- The Washington Times - Thursday, September 12, 2002

Reports of voting irregularities in Florida and Maryland in Tuesday's primaries are a sign voters are much more attuned to problems after the 2000 elections and should be a wake-up call to politicians and elections officials, elections observers said yesterday.

Voters in 12 states and the District of Columbia participated in primaries on Tuesday. But there were scattered reports of problems in jurisdictions that switched to new voting machines in Maryland and Florida, including polls failing to open on time.

In Florida, Gov. Jeb Bush ordered polling places held open late to accommodate voters in precincts that opened late, but some poll workers refused and shut down at the regular time.

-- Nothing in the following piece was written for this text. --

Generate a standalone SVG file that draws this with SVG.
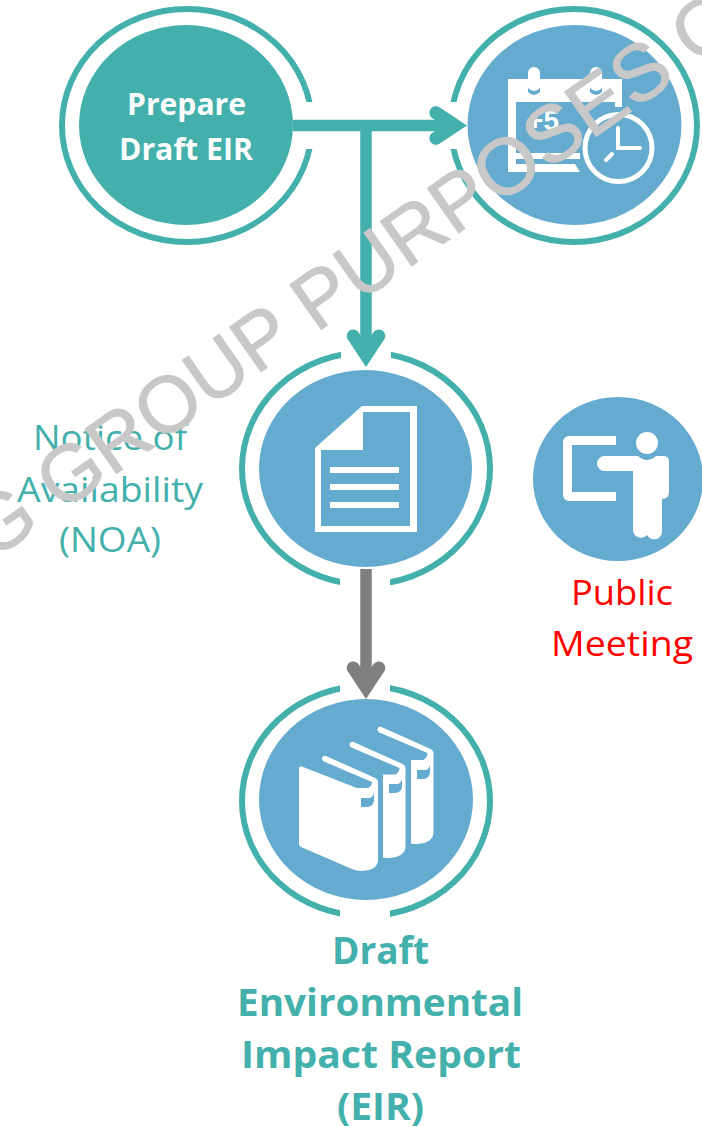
<svg xmlns="http://www.w3.org/2000/svg" width="702" height="1127" viewBox="0 0 702 1127">
<style>
.ring{fill:none;stroke:#43b0ac;stroke-width:6}
.disc{fill:#65abcf}
.ico{fill:#fff}
.t{font-family:"Open Sans","Liberation Sans",sans-serif;text-anchor:middle}
.r{font-size:35px}
.m{font-size:30px;font-weight:700;fill:#fff}
.b{font-size:38px;font-weight:700;fill:#43b0ac}
.teal{fill:#43b0ac}
.red{fill:#ff0000}
</style>
<defs>
<path id="head" d="M0 0L-18.500-28A6.500 6.500 0 0 1-8-35.500L0-24L8-35.500A6.500 6.500 0 0 1 18.500-28Z"/>
<clipPath id="gap-right"><path clip-rule="evenodd" d="M40 0H330V260H40zM250 102H330V149H250z"/></clipPath>
<clipPath id="gap-left"><path clip-rule="evenodd" d="M430 0H702V260H430zM430 102H500V149H430z"/></clipPath>
<clipPath id="gap-tb"><path clip-rule="evenodd" d="M220 340H510V930H220zM341 340H391V370H341zM340 570H390V700H340zM340 900H390V930H340z"/></clipPath>
</defs>
<rect width="702" height="1127" fill="#fff"/>
<g id="node-prepare">
<ellipse class="ring" cx="187" cy="125.500" rx="125" ry="116.500" clip-path="url(#gap-right)"/>
<ellipse cx="186" cy="125" rx="107" ry="100" fill="#43b0ac"/>
<text class="t m" x="186.500" y="115" textLength="119" lengthAdjust="spacingAndGlyphs">Prepare</text>
<text class="t m" x="186" y="160" textLength="134" lengthAdjust="spacingAndGlyphs">Draft EIR</text>
</g>
<g id="node-calendar">
<ellipse class="ring" cx="574" cy="125.500" rx="123" ry="116.500" clip-path="url(#gap-left)"/>
<ellipse class="disc" cx="574.500" cy="125" rx="107" ry="100"/>
<path class="ico" d="M508 79H528V73a6 6 0 0 1 12 0V79H590V73a6 6 0 0 1 12 0V79H622V107H615V102H516V153H580V159H516V164H575L580 172H508z"/>
<path class="disc" d="M528 88q6 6 12 0v4q-6 6-12 0zM590 88q6 6 12 0v4q-6 6-12 0z"/>
<circle cx="618.500" cy="148" r="33.500" fill="#65abcf" stroke="#fff" stroke-width="5"/>
<path d="M618 128V148H640M606 160L612 154" fill="none" stroke="#fff" stroke-width="4" stroke-linecap="round"/>
<text x="543" y="130" font-family="Liberation Sans,sans-serif" font-weight="700" font-size="28" text-anchor="middle" fill="#fff">+5</text>
</g>
<g id="node-noa">
<ellipse class="ring" cx="366" cy="468.500" rx="124" ry="116" clip-path="url(#gap-tb)"/>
<ellipse class="disc" cx="365.500" cy="468.500" rx="106.500" ry="98.500"/>
<path class="ico" fill-rule="evenodd" d="M362 406H417V532H315V448zM321 450V526H410V412H363V450z"/>
<path class="ico" d="M330 467h69v6h-69zM330 484h69v6h-69zM330 502h69v6h-69z"/>
<text class="t r teal" x="110" y="450" textLength="154" lengthAdjust="spacingAndGlyphs">Notice of</text>
<text class="t r teal" x="110" y="502" textLength="186" lengthAdjust="spacingAndGlyphs">Availability</text>
<text class="t r teal" x="110" y="552" textLength="102" lengthAdjust="spacingAndGlyphs">(NOA)</text>
</g>
<g id="node-meeting">
<ellipse class="disc" cx="618" cy="479" rx="85" ry="82"/>
<path class="ico" d="M616 436H569a6 6 0 0 0-6 6V495a6 6 0 0 0 6 6H616V492H572V445H616z"/>
<circle class="ico" cx="647" cy="443" r="11"/>
<path class="ico" d="M604.500 456H638Q647 464 656 456H664Q669 456 669 462V492Q669 499 662 499V530A8 8 0 0 1 647 535A8 8 0 0 1 633 530V471H604.500A7.500 7.500 0 0 1 604.500 456Z"/>
<text class="t r red" x="622" y="605" textLength="102" lengthAdjust="spacingAndGlyphs">Public</text>
<text class="t r red" x="622" y="656" textLength="142" lengthAdjust="spacingAndGlyphs">Meeting</text>
</g>
<g id="node-report">
<ellipse class="ring" cx="366" cy="801" rx="124" ry="115" clip-path="url(#gap-tb)"/>
<ellipse class="disc" cx="366" cy="799.500" rx="107" ry="100.500"/>
<path class="ico" d="M299 769Q299 765 303 767L357 788H368Q372 786 372 782L325 762Q322 761 322 758Q323 755 326 756L373 777Q378 779 378 782V860Q378 870 362 871Q356 871 352 869L301 847Q299 846 299 844Z"/>
<path class="ico" d="M383 774.500H395.500Q399.500 772 399.500 768L352.500 748Q349.500 747 349.500 744Q350.500 741 353.500 742L400.500 763Q405.500 765 405.500 768V846Q405.500 857 389 858Q385 858 383 857.500Z"/>
<path class="ico" d="M411 760H423.500Q427.500 757 427.500 753L380.500 733Q377.500 732 377.500 729Q378.500 726 381.500 727L428.500 748Q433.500 750 433.500 753V832Q433.500 843 417 844Q413 844 411 843.500Z"/>
<path class="disc" d="M361 798H370Q373 797 374 793V801Q373 807 366 807H361zM389 784H398Q401 783 402 779V787Q401 793 394 793H389zM417 770H426Q429 769 430 765V773Q429 779 422 779H417z"/>
<text class="t b" x="380.500" y="964" textLength="97" lengthAdjust="spacingAndGlyphs">Draft</text>
<text class="t b" x="380" y="1016" textLength="286" lengthAdjust="spacingAndGlyphs">Environmental</text>
<text class="t b" x="381" y="1068" textLength="280" lengthAdjust="spacingAndGlyphs">Impact Report</text>
<text class="t b" x="380.500" y="1120" textLength="87" lengthAdjust="spacingAndGlyphs">(EIR)</text>
</g>
<g id="connectors">
<path d="M293 125.500H450M366 125.500V350" fill="none" stroke="#43b0ac" stroke-width="11.500"/>
<use href="#head" transform="translate(467,125.500) rotate(-90)" fill="#43b0ac"/>
<use href="#head" transform="translate(366,367)" fill="#43b0ac"/>
<path d="M366 569V680" fill="none" stroke="#7f7f7f" stroke-width="11.500"/>
<use href="#head" transform="translate(366,699)" fill="#7f7f7f"/>
</g>
<text id="watermark" x="0" y="0" transform="translate(-8,561) rotate(-35.100)" font-family="Liberation Sans,sans-serif" font-size="79.500" fill="#c8c8c8" stroke="#c8c8c8" stroke-width="1">G GROUP PURPOSES O</text>
</svg>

That prompted a slew of complaints to Florida newspapers, radio and television stations, and to a task force set up by People for the American Way and the National Association for the Advancement of Colored People from voters who said they were turned away from closed polls or weren't given paper ballots as an alternative means to vote.

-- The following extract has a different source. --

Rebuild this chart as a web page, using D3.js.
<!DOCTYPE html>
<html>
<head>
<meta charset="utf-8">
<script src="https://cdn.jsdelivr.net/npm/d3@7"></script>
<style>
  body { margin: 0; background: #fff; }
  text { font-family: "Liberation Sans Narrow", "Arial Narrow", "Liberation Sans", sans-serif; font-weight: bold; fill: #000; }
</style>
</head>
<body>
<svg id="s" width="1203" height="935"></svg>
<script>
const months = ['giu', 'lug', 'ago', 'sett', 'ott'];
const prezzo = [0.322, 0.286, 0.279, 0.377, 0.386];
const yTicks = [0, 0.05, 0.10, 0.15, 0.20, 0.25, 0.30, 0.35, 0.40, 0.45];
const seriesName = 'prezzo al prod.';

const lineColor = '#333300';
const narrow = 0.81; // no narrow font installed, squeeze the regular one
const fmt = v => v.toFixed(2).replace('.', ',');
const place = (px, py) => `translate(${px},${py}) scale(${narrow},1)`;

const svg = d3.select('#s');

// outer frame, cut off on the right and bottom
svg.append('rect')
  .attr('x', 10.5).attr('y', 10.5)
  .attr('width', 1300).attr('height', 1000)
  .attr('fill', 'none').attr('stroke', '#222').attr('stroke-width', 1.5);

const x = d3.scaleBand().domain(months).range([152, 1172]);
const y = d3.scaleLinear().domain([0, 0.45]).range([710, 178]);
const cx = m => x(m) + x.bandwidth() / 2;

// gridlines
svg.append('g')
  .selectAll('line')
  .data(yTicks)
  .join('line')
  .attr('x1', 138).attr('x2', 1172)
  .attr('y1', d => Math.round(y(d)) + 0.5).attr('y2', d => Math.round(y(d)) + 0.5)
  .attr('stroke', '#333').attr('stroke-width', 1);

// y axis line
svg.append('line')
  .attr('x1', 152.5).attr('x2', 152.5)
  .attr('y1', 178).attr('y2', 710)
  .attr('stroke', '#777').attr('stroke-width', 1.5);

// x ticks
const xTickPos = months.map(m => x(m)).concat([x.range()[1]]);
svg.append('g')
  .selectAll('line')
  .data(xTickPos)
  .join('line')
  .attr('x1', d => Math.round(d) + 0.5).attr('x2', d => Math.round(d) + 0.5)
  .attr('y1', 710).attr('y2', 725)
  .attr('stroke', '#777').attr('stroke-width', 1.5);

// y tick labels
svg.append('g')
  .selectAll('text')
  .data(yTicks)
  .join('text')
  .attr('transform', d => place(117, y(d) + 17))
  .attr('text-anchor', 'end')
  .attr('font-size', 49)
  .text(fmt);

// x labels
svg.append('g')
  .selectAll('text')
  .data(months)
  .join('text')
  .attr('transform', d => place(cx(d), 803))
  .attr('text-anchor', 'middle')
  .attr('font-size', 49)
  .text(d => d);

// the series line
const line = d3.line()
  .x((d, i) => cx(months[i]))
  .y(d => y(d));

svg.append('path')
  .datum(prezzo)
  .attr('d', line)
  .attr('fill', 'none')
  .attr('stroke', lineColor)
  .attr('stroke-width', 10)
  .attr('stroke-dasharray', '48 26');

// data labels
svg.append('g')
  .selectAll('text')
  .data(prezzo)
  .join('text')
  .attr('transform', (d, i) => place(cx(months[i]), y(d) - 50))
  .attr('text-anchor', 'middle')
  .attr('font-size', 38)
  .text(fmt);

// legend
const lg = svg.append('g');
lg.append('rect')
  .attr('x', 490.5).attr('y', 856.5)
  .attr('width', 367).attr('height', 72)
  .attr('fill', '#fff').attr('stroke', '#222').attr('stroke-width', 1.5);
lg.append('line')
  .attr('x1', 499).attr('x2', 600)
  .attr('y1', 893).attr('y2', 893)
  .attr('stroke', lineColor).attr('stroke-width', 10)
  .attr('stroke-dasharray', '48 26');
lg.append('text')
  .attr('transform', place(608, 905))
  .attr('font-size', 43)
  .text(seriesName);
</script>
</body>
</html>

No legal challenges had been filed as of yesterday evening, but observers said it's certain voters are more sensitive to problems after the 2000 elections.

"I'm sure they're more sensitive," said Curtis Gans, director of the Committee for the Study of the American Electorate. "I don't think there are more widespread problems, but once you introduce new technologies you're going to have some problems."

Part of the heightened sensitivity comes from so many eyes watching elections now. Outside groups like the NAACP and PFAW monitored Florida's primary this year and are promising to monitor elections in other states. This provides "an incentive to do it right," said Ralph Neas, president of PFAW.

In Washington, meanwhile, House and Senate negotiators are currently hashing out differences in election-reform bills passed months ago, and backers expect Tuesday's incidents will prod them on.

"There's simply no excuse if we fail to complete our work now," said Rep. Steny H. Hoyer, Maryland Democrat and one of the chief sponsors of the House bill. He said the complaints and problems show that states haven't been able to correct the problems exposed in 2000 on their own.

Florida spent millions of dollars to install new voting machines and train poll workers, but not all received training. In other cases, the training didn't help enough.

Mr. Neas said the problems must be corrected by November.

"Jeb Bush and other state and county and local officials should have done a much better job, especially since everyone was on notice for two years that there would be a public spotlight on Florida," he said.

Still, others said the problems were to be expected with so many jurisdictions switching to new voting machines.

"As long as every single state and every single county has to reinvent how to use these machines, you're going to have a national process of trial and error painfully played out in elections and newspapers," said Philip Zelikow, executive director of the University of Virginia's Miller Center of Public Affairs, which has been active in examining election reform.

"As anyone knows who's bought a new computer, its one thing to buy a new computer, it's another thing to make it work."

He said both the pending House and Senate bills establish a national clearinghouse of information so other jurisdictions can learn from those who have already tried new machines and methods. Florida's problems should be a boost to negotiators, he said.

"These scandals are an additional spur, if recent news stories hadn't been enough," he said.